The Grim is said to be a guardian spirit. CREDIT: Wellcome Collection

If the Grim was ever seen by human eyes, it was an ominous portent, and if it rang the church bell at midnight, death would quickly follow. During funeral services, if the clergy taking the ceremony spied the Grim as the body was being lowered into the ground, it was said they could tell whether a soul was heaven or hell-bound by the way it looked back at them.


Some tales claimed that if you were the last to die during the year, your fate would be to serve the Church Grim for the following 12 months, others that the Grim was, rather than a guardian, an evil parasite drawn to the energy of the church where it could hungrily feed on people’s dreams, hopes and fears.

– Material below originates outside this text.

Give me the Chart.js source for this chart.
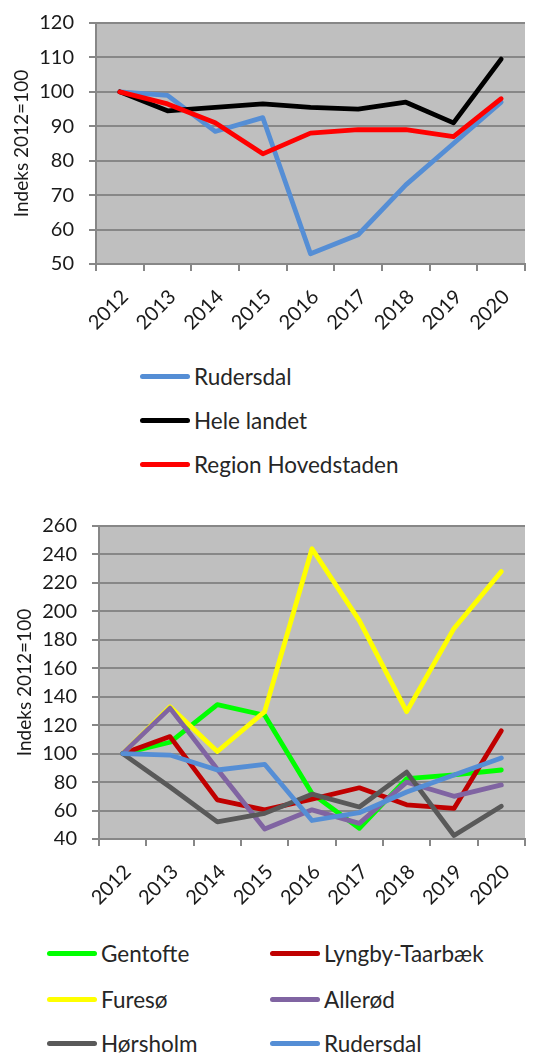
<!DOCTYPE html>
<html lang="da">
<head>
<meta charset="UTF-8">
<title>Indeks 2012=100</title>
<script src="https://cdn.jsdelivr.net/npm/chart.js"></script>
<style>
    body {
        margin: 0;
        width: 538px;
        height: 1054px;
        overflow: hidden;
        position: relative;
        background: #fff;
        font-family: Lato, "Open Sans", sans-serif;
    }
    .box { position: absolute; left: 0; width: 538px; }
    #topBox { top: 0; height: 345px; }
    #bottomBox { top: 500px; height: 425px; }
    .item {
        position: absolute;
        display: flex;
        align-items: center;
        height: 40px;
        white-space: nowrap;
        font-size: 22.5px;
        color: #262626;
    }
    .swatch { width: 50px; height: 5px; border-radius: 3px; margin-right: 4px; }
</style>
</head>
<body>
<div class="box" id="topBox"><canvas id="topChart"></canvas></div>
<div id="topLegend"></div>
<div class="box" id="bottomBox"><canvas id="bottomChart"></canvas></div>
<div id="bottomLegend"></div>

<script>
// kategorier og akser
const years = ['2012', '2013', '2014', '2015', '2016', '2017', '2018', '2019', '2020'];
const topTicks = [50, 60, 70, 80, 90, 100, 110, 120];
const bottomTicks = [40, 60, 80, 100, 120, 140, 160, 180, 200, 220, 240, 260];

// øverste figur
const rudersdal = [100, 99, 88.5, 92.5, 53, 58.5, 73, 85, 97];
const heleLandet = [100, 94.5, 95.5, 96.5, 95.5, 95, 97, 91, 109.5];
const regionHovedstaden = [100, 96.5, 91, 82, 88, 89, 89, 87, 98];

// nederste figur
const gentofte = [100, 108, 134.5, 127, 72, 47.5, 82.5, 85, 88.5];
const lyngbyTaarbaek = [100, 112, 67.5, 60.5, 68, 76, 64, 61.5, 116];
const furesoe = [100, 133, 101.5, 129.5, 244, 193.5, 129.5, 188, 228];
const alleroed = [100, 132, 89, 47, 60.5, 51, 80, 70, 78];
const hoersholm = [100, 76.5, 52, 58, 71.5, 62.5, 87, 42.5, 63];

const topSeries = [
    { label: 'Rudersdal', data: rudersdal, color: '#558ed5' },
    { label: 'Hele landet', data: heleLandet, color: '#000000' },
    { label: 'Region Hovedstaden', data: regionHovedstaden, color: '#ff0000' }
];
const bottomSeries = [
    { label: 'Gentofte', data: gentofte, color: '#00ff00' },
    { label: 'Lyngby-Taarbæk', data: lyngbyTaarbaek, color: '#c00000' },
    { label: 'Furesø', data: furesoe, color: '#ffff00' },
    { label: 'Allerød', data: alleroed, color: '#8064a2' },
    { label: 'Hørsholm', data: hoersholm, color: '#595959' },
    { label: 'Rudersdal', data: rudersdal, color: '#558ed5' }
];

const gridColor = '#878787';
const textColor = '#1a1a1a';

// grå baggrund i plotområdet
const plotBg = {
    id: 'plotBg',
    beforeDraw(chart) {
        const { ctx, chartArea: a } = chart;
        ctx.save();
        ctx.fillStyle = '#bfbfbf';
        ctx.fillRect(a.left, a.top, a.right - a.left, a.bottom - a.top);
        ctx.restore();
    }
};

function makeChart(id, series, ticks, yWidth, xHeight, padTop, titlePad) {
    const n = series.length;
    return new Chart(document.getElementById(id), {
        type: 'line',
        data: {
            labels: years,
            datasets: series.map((s, i) => ({
                label: s.label,
                data: s.data,
                borderColor: s.color,
                backgroundColor: s.color,
                order: n - i   // sidste serie øverst, som i Excel
            }))
        },
        options: {
            responsive: true,
            maintainAspectRatio: false,
            animation: false,
            layout: { padding: { top: padTop, right: 13, left: 0, bottom: 0 } },
            plugins: { legend: { display: false }, tooltip: { enabled: false } },
            elements: {
                point: { radius: 0 },
                line: { borderWidth: 4.8, tension: 0, borderCapStyle: 'round', borderJoinStyle: 'round' }
            },
            scales: {
                x: {
                    offset: true,
                    grid: { offset: true, drawOnChartArea: false, tickLength: 7, color: gridColor, lineWidth: 2 },
                    border: { color: gridColor, width: 2 },
                    ticks: {
                        autoSkip: false, maxRotation: 45, minRotation: 45, padding: 14, labelOffset: 5,
                        color: textColor, font: { family: 'Lato', size: 20 }
                    },
                    afterFit(axis) { axis.height = xHeight; }
                },
                y: {
                    min: ticks[0],
                    max: ticks[ticks.length - 1],
                    grid: { color: gridColor, lineWidth: 2, tickLength: 7 },
                    border: { color: gridColor, width: 2 },
                    ticks: {
                        stepSize: ticks[1] - ticks[0], padding: 15,
                        color: textColor, font: { family: 'Lato', size: 20 }
                    },
                    title: {
                        display: true, text: 'Indeks 2012=100', color: textColor,
                        font: { family: 'Lato', size: 19 }, padding: { top: titlePad, bottom: 0 }
                    },
                    afterFit(axis) {
                        axis.width = yWidth;
                        // tick-padding skal ikke skubbe plotområdet ned
                        axis.paddingTop = 12;
                        axis.paddingBottom = 12;
                    }
                }
            }
        },
        plugins: [plotBg]
    });
}

function makeLegend(id, series, positions) {
    const box = document.getElementById(id);
    series.forEach((s, i) => {
        const item = document.createElement('div');
        item.className = 'item';
        item.style.left = positions[i][0] + 'px';
        item.style.top = (positions[i][1] - 20) + 'px';
        const sw = document.createElement('span');
        sw.className = 'swatch';
        sw.style.background = s.color;
        const txt = document.createElement('span');
        txt.textContent = s.label;
        item.appendChild(sw);
        item.appendChild(txt);
        box.appendChild(item);
    });
}

makeChart('topChart', topSeries, topTicks, 96, 81, 23, 10);
makeChart('bottomChart', bottomSeries, bottomTicks, 99, 86, 26, 13);

makeLegend('topLegend', topSeries, [[140, 376], [140, 420], [140, 464]]);
makeLegend('bottomLegend', bottomSeries, [
    [47, 953], [270, 953],
    [47, 999], [270, 999],
    [47, 1043], [270, 1043]
]);
</script>
</body>
</html>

Margaret wrote: “…the Church Beast was driven over the threshold of every new Church by the devout Norse colonisers here, as in their own land, in order that the Devil, who claimed the first living thing that entered a church, might be satisfactorily compounded with.


“The beast was then walled up in the building, and was supposed to issue forth on nights of omen, or before great events, and to hobble through the township, stopping and howling after its kind before the house where Death stood on the threshold.”


At the beginning of her tale, Margaret mentions a close encounter she had with the Hateful Thing: “The writer, when crossing a field at night, once came on a countryman who had just seen this apparition, but a slight search for the goblin was wholly unsuccessful.”


She continues with a “…carefully authenticated story, from a host of others on the same subject…” which is “…given in the words of the narrator...


“Mrs S tells her story as follows: “My youngest daughter, A, was keeping company with a young man…So A, she says to me, ‘Mother’, she say, ‘a walk in the evening’d do you good, do you come along of us’. I went along, together, as they seemed to want me - unusual daughter! – and A and the young man took me to Gillingham, and then, about eight or nine, we came back to Geldeston, over market path, and it was that time I saw the Hateful Thing.


“Just as we got over the stile, into the road, A say ‘Mother’, she says, ‘how that dog did frighten me!’ I says, ‘Where?’ and neither me, nor the young man see any dog.


The Hateful Thing of Geldeston seem to shift shape and size…CREDIT: Jean-Baptiste Oudry/The MET

“’It’s on ahead’, says A, ‘and O, it ain’t a dog, it’s bigger than a horse now, and it’s walking slow.’ Now I began to get skeary, and I minded that A had been born under the chime hours, so she could see things.


In Norfolk and Suffolk, it was widely believed that if you were born in the ‘chime hours’, a term alluding to the old monastic hours of night prayer (8pm, midnight and 4am), which many rural churches marked by bell-ringing even after the Reformation, you would be able to see much that was hidden from others.


“Well, A clung to her young man, and I listened, and I heard a thumping, but could see nothing.


‘Well,’ A said, ‘O, we are just agin it,’ and the young man struck with his stick about the road. Then A, she come over and cling hold of me and the moment she touched me I saw the Hateful Thing.


“The beast was black, and didn’t keep the same size, and it wasn’t any regular shape. We walked slow, for I was afraid of its getting behind us, and we kept just agin it. I lost sight of it every time A left hold of me.


“The young man wasn’t a bit afraid, he saw nothing, but he heard the thumping. Well, we went on half-a-mile, and it was terrible passing Gelders, for I had seen things there afore.

“The beast kept on afore us, till it came to the sandy lane that go up to the churchyard, and went off there, and we went up the village, and A’s young man had to go right back up the road, for he came from Beccles.”


The Gelders or Gelders Clump stands in the triangular centre of a road convergence which used to be the site of the 'Geld Stone', while the church mentioned is St Michael (St Michael boasts another dread spectre, a chilling story for another day).